R
ricmat
Guest
As I’ve stated previously, I’m not against evolution in principle. It has a place, but IMO much smaller than it is generally given credit for. So yes, go ahead and incorporate that into our world view.The TOE requires nothing like that. As a mere scientific theory, it cannot say anything about purpose or lack thereof. These kinds of issues lie outside the scope of science.
Purpose or lack thereof are philosophical issues. Of course, many atheists claim that the TOE as a scientific theory implies purposelessness, but with this they confuse science with philosophy. This is bad for science, bad for philosophy, and bad for a rational-analytic approach to things.
We should not emulate them in their confusion. We should take the TOE as mere science, strip it from atheistic philosophical connotations and point out that these are not implied in the science proper. Then we should incorporate the TOE as science into our philosophical worldview – while fully knowing and explicitly pointing out that we argue from a philosophical perspective while the science itself is neutral to any worldview (that neutrality is something that most atheists, if not explicitly then implicitly, deny).
This will show proper analytical thinking that is superior to and far deeper than the shallow, simplistic thinking of most atheists.

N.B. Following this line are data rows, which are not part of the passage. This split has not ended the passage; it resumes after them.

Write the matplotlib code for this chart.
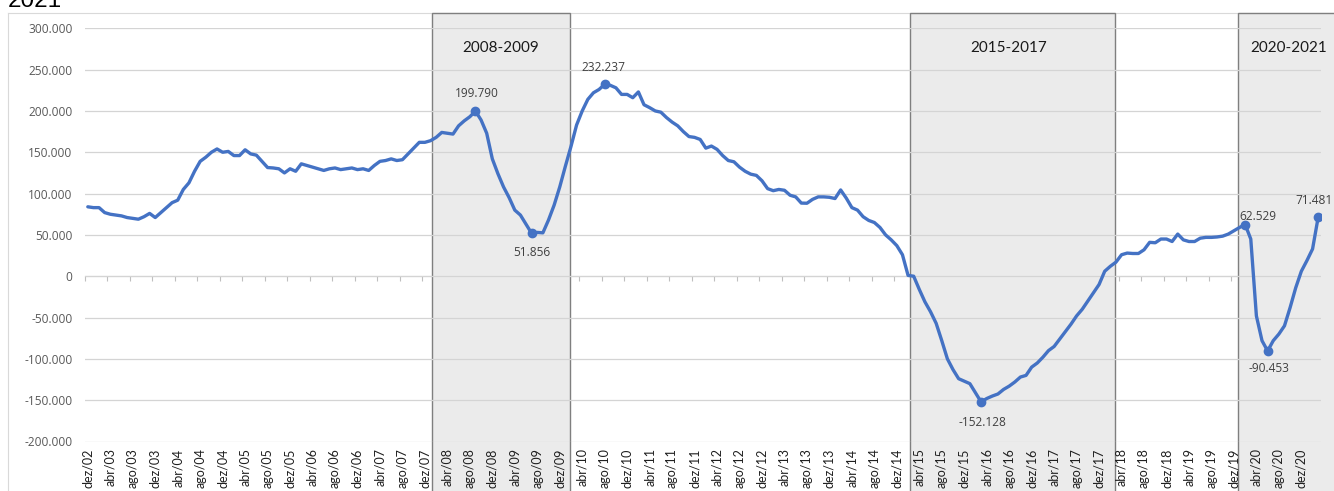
import matplotlib
matplotlib.use("Agg")
import matplotlib.pyplot as plt
import matplotlib.transforms as mtransforms
from matplotlib.patches import Rectangle
from matplotlib.lines import Line2D
from matplotlib.ticker import FuncFormatter

# ---------------- data ----------------
month_names = ["jan", "fev", "mar", "abr", "mai", "jun",
               "jul", "ago", "set", "out", "nov", "dez"]
start_year, start_month = 2002, 12
n_months = 220
categories = []
for k in range(n_months):
    m = (start_month - 1 + k) % 12
    y = start_year + (start_month - 1 + k) // 12
    categories.append(f"{month_names[m]}/{y % 100:02d}")

# values in thousands (dez/02 .. mar/21)
values_k = [
    84, 83, 83, 77, 75, 74, 73, 71, 70, 69,
    72, 76, 71, 77, 83, 89, 92, 105, 113, 127,
    139, 144, 150, 154, 150, 151, 146, 146, 153, 148,
    146.5, 139, 131.5, 131, 130, 125, 130, 127, 136, 134,
    132, 130, 128, 130, 131, 129, 130, 131, 129, 130,
    128, 134, 139, 140, 142, 140, 141, 148, 155, 162,
    162, 164, 168, 174, 173, 172, 182, 188, 193, 199.790,
    189, 173, 142, 124, 108, 95, 80, 74, 63, 51.856,
    53, 52.5, 68, 86, 108, 133, 157, 183, 200, 214,
    222, 226, 232.237, 231, 228, 220, 220, 216, 223, 207.5,
    204, 200, 198.5, 192, 186.5, 182, 175, 169, 168, 165.5,
    155, 157.5, 153.5, 146, 140, 138.5, 132, 127, 123.5, 122,
    115.5, 106, 103.5, 105, 104, 98, 96, 88.5, 88.3, 93,
    96, 96, 95.5, 94, 104.4, 94.5, 83, 80, 72, 67.5,
    65, 59, 50, 44, 37, 26, 1, 0, -16, -31,
    -43, -57, -78, -100, -113, -124, -127, -130, -141, -152.128,
    -148, -145, -142.5, -137, -133, -128, -122, -120, -110, -105,
    -98, -90, -85, -76, -67, -58, -48, -40, -30, -20,
    -10, 6, 12, 17, 26, 28, 27.5, 27.5, 32, 41,
    40.5, 45, 45, 42, 51, 44, 42, 42, 46, 47,
    47, 47.5, 48.5, 51, 55, 59, 62.529, 45, -48, -78,
    -90.453, -78, -70, -60, -38, -14, 6, 19, 33, 71.481,
]

highlight_idx = [69, 79, 92, 159, 206, 210, 219]

period_labels = ["2008-2009", "2015-2017", "2020-2021"]
period_start = [61.2, 146.4, 204.8]
period_end = [85.8, 182.9, 232.0]
period_label_x = [73.5, 163.9, 213.8]

title_tail = "2021"

# ---------------- figure ----------------
W, H = 1334, 491
fig = plt.figure(figsize=(W / 100, H / 100), dpi=100)
fig.patch.set_facecolor("white")

ax_left, ax_right, ax_top, ax_bottom = 85, 1321, 28.3, 441.5
ax = fig.add_axes([ax_left / W, 1 - ax_bottom / H,
                   (ax_right - ax_left) / W, (ax_bottom - ax_top) / H])
ax.set_xlim(-0.5, n_months - 0.5)
ax.set_ylim(-200, 300)
for s in ax.spines.values():
    s.set_visible(False)

# shaded periods (spanning the whole chart height)
blend = mtransforms.blended_transform_factory(ax.transData, fig.transFigure)
box_top = 1 - 13 / H
for lab, s, e, lx in zip(period_labels, period_start, period_end, period_label_x):
    ax.add_patch(Rectangle((s, -0.02), e - s, box_top + 0.02, transform=blend,
                           facecolor="#EBEBEB", edgecolor="#7F7F7F",
                           linewidth=1.0, clip_on=False, zorder=0.2))
    ax.text(lx, 1 - 47.5 / H, lab, transform=blend, ha="center", va="center",
            fontsize=11, family="Lato", color="#1A1A1A", zorder=3)

# grid
ax.set_axisbelow(True)
ax.grid(axis="y", color="#D4D4D4", linewidth=0.9)
ax.grid(axis="x", visible=False)

# y ticks
ax.set_yticks(range(-200, 301, 50))
ax.yaxis.set_major_formatter(FuncFormatter(
    lambda v, p: f"{v * 1000:,.0f}".replace(",", ".")))
ax.tick_params(axis="y", length=0, pad=9, labelsize=8.6,
               labelcolor="#595959")
for t in ax.get_yticklabels():
    t.set_family("Open Sans")

# x tick labels (every 4 months)
xt = list(range(0, n_months, 4))
ax.set_xticks(xt)
ax.set_xticklabels([categories[i] for i in xt], rotation=90,
                   family="Lato", fontsize=9.0, color="#1F1F1F")
ax.tick_params(axis="x", length=0, pad=5)

# zero axis line with tick marks at category boundaries
zero_loc = (0 - (-200)) / 500
sec = ax.secondary_xaxis(zero_loc)
sec.set_xticks([b - 0.5 for b in range(0, n_months + 1, 4)])
sec.tick_params(axis="x", direction="out", length=3.5, width=0.8,
                color="#BFBFBF", labelbottom=False, labeltop=False)
sec.spines["bottom"].set_color("#BFBFBF")
sec.spines["bottom"].set_linewidth(0.8)

# series
x = list(range(n_months))
ax.plot(x, values_k, color="#4472C4", linewidth=2.4, zorder=2,
        solid_joinstyle="round", solid_capstyle="round")
ax.plot(highlight_idx, [values_k[i] for i in highlight_idx], linestyle="none",
        marker="o", markersize=6, color="#4472C4", zorder=2.5)

offsets_px = {69: (1, 18), 79: (0, -19), 92: (-1, 17), 159: (1, -21),
              206: (13, 8), 210: (1, -18), 219: (-4, 17)}
for i in highlight_idx:
    dx, dy = offsets_px[i]
    ax.annotate(f"{values_k[i] * 1000:,.0f}".replace(",", "."),
                (i, values_k[i]), xytext=(dx * 0.72, dy * 0.72),
                textcoords="offset points", ha="center", va="center",
                fontsize=8.6, family="Open Sans", color="#404040", zorder=3)

# chart-area border (partially visible)
fig.add_artist(Line2D([8 / W, 1.01], [box_top, box_top], color="#D9D9D9",
                      linewidth=0.8, zorder=0))
fig.add_artist(Line2D([8 / W, 8 / W], [-0.01, box_top], color="#D9D9D9",
                      linewidth=0.8, zorder=0))

# cut-off title tail
fig.text(8 / W, 1 - 6.7 / H, title_tail, ha="left", va="baseline",
         fontsize=17.5, family="Liberation Sans", color="#000000")

fig.savefig("out.png", dpi=100, facecolor="white")
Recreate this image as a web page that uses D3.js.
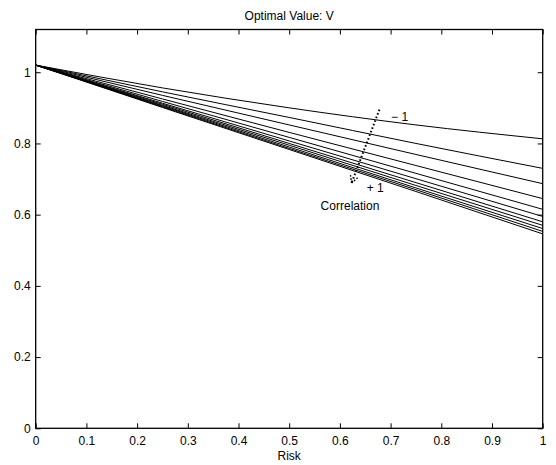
<!DOCTYPE html>
<html>
<head>
<meta charset="utf-8">
<script src="https://cdn.jsdelivr.net/npm/d3@7"></script>
<style>
  html, body { margin: 0; padding: 0; background: #fff; }
  svg { display: block; }
  text { font-family: "Liberation Sans", Arial, Helvetica, sans-serif; font-size: 12px; fill: #000; }
</style>
</head>
<body>
<svg id="chart" width="556" height="465"></svg>
<script>
// ---- data ----
const riskValues = [0, 0.25, 0.5, 0.75, 1];
const correlations = [-1, -0.8, -0.6, -0.4, -0.2, 0, 0.2, 0.4, 0.6, 0.8, 1];
const valueSeries = [
  [1.02, 0.956, 0.900, 0.852, 0.813],
  [1.02, 0.945, 0.873, 0.800, 0.730],
  [1.02, 0.935, 0.852, 0.769, 0.687],
  [1.02, 0.925, 0.831, 0.738, 0.645],
  [1.02, 0.918, 0.817, 0.716, 0.615],
  [1.02, 0.913, 0.807, 0.701, 0.595],
  [1.02, 0.910, 0.800, 0.690, 0.580],
  [1.02, 0.907, 0.795, 0.682, 0.570],
  [1.02, 0.905, 0.790, 0.675, 0.561],
  [1.02, 0.903, 0.786, 0.670, 0.553],
  [1.02, 0.901, 0.783, 0.665, 0.546]
];
const xTicks = [0, 0.1, 0.2, 0.3, 0.4, 0.5, 0.6, 0.7, 0.8, 0.9, 1];
const xTickLabels = ["0", "0.1", "0.2", "0.3", "0.4", "0.5", "0.6", "0.7", "0.8", "0.9", "1"];
const yTicks = [0, 0.2, 0.4, 0.6, 0.8, 1];
const yTickLabels = ["0", "0.2", "0.4", "0.6", "0.8", "1"];
const xDomain = [0, 1];
const yDomain = [0, 1.12];
const titleText = "Optimal Value: V";
const xLabelText = "Risk";

// ---- layout ----
const svg = d3.select("#chart");
const margin = { left: 35.7, top: 29.5, right: 556 - 542.7, bottom: 465 - 428.3 };
const W = 556 - margin.left - margin.right;
const H = 465 - margin.top - margin.bottom;

const x = d3.scaleLinear().domain(xDomain).range([0, W]);
const y = d3.scaleLinear().domain(yDomain).range([H, 0]);

const g = svg.append("g").attr("transform", `translate(${margin.left},${margin.top})`);

// axes with inward ticks on all four sides
const tickLen = 5;
const axB = g.append("g").attr("transform", `translate(0,${H})`)
  .call(d3.axisBottom(x).tickValues(xTicks).tickFormat((d, i) => xTickLabels[i])
    .tickSizeInner(-tickLen).tickSizeOuter(0).tickPadding(8));
const axT = g.append("g")
  .call(d3.axisTop(x).tickValues(xTicks).tickFormat("")
    .tickSizeInner(-tickLen).tickSizeOuter(0));
const axL = g.append("g")
  .call(d3.axisLeft(y).tickValues(yTicks).tickFormat((d, i) => yTickLabels[i])
    .tickSizeInner(-tickLen).tickSizeOuter(0).tickPadding(5));
const axR = g.append("g").attr("transform", `translate(${W},0)`)
  .call(d3.axisRight(y).tickValues(yTicks).tickFormat("")
    .tickSizeInner(-tickLen).tickSizeOuter(0));

[axB, axT, axL, axR].forEach(a => {
  a.select(".domain").remove();
  a.selectAll("line").attr("stroke", "#000").attr("stroke-width", 1);
  a.selectAll("text").attr("font-size", 12).attr("font-family", '"Liberation Sans", Arial, sans-serif').attr("fill", "#000");
});

// series lines
const line = d3.line()
  .x((d, i) => x(riskValues[i]))
  .y(d => y(d))
  .curve(d3.curveMonotoneX);

g.append("g").selectAll("path")
  .data(valueSeries)
  .join("path")
  .attr("d", d => line(d))
  .attr("fill", "none")
  .attr("stroke", "#000")
  .attr("stroke-width", 1);

// plot box
g.append("rect")
  .attr("x", 0).attr("y", 0).attr("width", W).attr("height", H)
  .attr("fill", "none").attr("stroke", "#000").attr("stroke-width", 1.3);

// annotation: dotted arrow from correlation -1 to +1
const arrowFrom = [0.678, 0.895];
const arrowTo = [0.623, 0.689];
const x1 = x(arrowFrom[0]), y1 = y(arrowFrom[1]);
const x2 = x(arrowTo[0]), y2 = y(arrowTo[1]);
g.append("line")
  .attr("x1", x1).attr("y1", y1).attr("x2", x2).attr("y2", y2)
  .attr("stroke", "#000").attr("stroke-width", 2)
  .attr("stroke-dasharray", "1.6,2.2");
const ang = Math.atan2(y1 - y2, x1 - x2);
const headLen = 8, spread = 0.5;
[ang - spread, ang + spread].forEach(a => {
  g.append("line")
    .attr("x1", x2).attr("y1", y2)
    .attr("x2", x2 + headLen * Math.cos(a)).attr("y2", y2 + headLen * Math.sin(a))
    .attr("stroke", "#000").attr("stroke-width", 1.4)
    .attr("stroke-dasharray", "1.6,1.6");
});

g.append("text").attr("x", x(0.701)).attr("y", y(0.862)).text("\u2212 1");
g.append("text").attr("x", x(0.653)).attr("y", y(0.665)).text("+ 1");
g.append("text").attr("x", x(0.562)).attr("y", y(0.612)).text("Correlation");

// title & axis label
svg.append("text")
  .attr("x", margin.left + W / 2).attr("y", 19.5)
  .attr("text-anchor", "middle").text(titleText);
svg.append("text")
  .attr("x", margin.left + W / 2).attr("y", 460)
  .attr("text-anchor", "middle").text(xLabelText);
</script>
</body>
</html>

Purpose (or more generally, design) certainly does have a place in science. When analyzing something unknown, it makes a tremendous difference whether or not one is “allowed” to hypothesize purpose / design as a factor in how the unknown thing came to be. The artificial demarcation between science and philosophy is to the advantage of the atheistic world view. In this battle (which I know we are both fighting on the same side) you seem so intent on inflicting a few casualties here and there on the other side that you are oblivious to our own much more numerous casualties resulting from your strategy.
Science is a sub-set of philosophy. Always was, always will be. Proper analytical thinking requires that they be integrated, not separated.
On a lighter note, imagine Star Trek if it were written today:
“Captain Kirk - we’ve just found this artifact amongst some ancient ruins on the planet below. Should we analyze it to figure out it’s purpose?”
“Heck no, we know that it just evolved via random mutations and natural selection. Evolution did it somehow, it can do everything, you know. We need to use proper analytical thinking here, which means purpose is “off limits.” If we think it has some purpose, or that it was designed, we’d be branded as religious nut cases. Besides, to think it has purpose is unscientific, and we certainly don’t want to be called that!”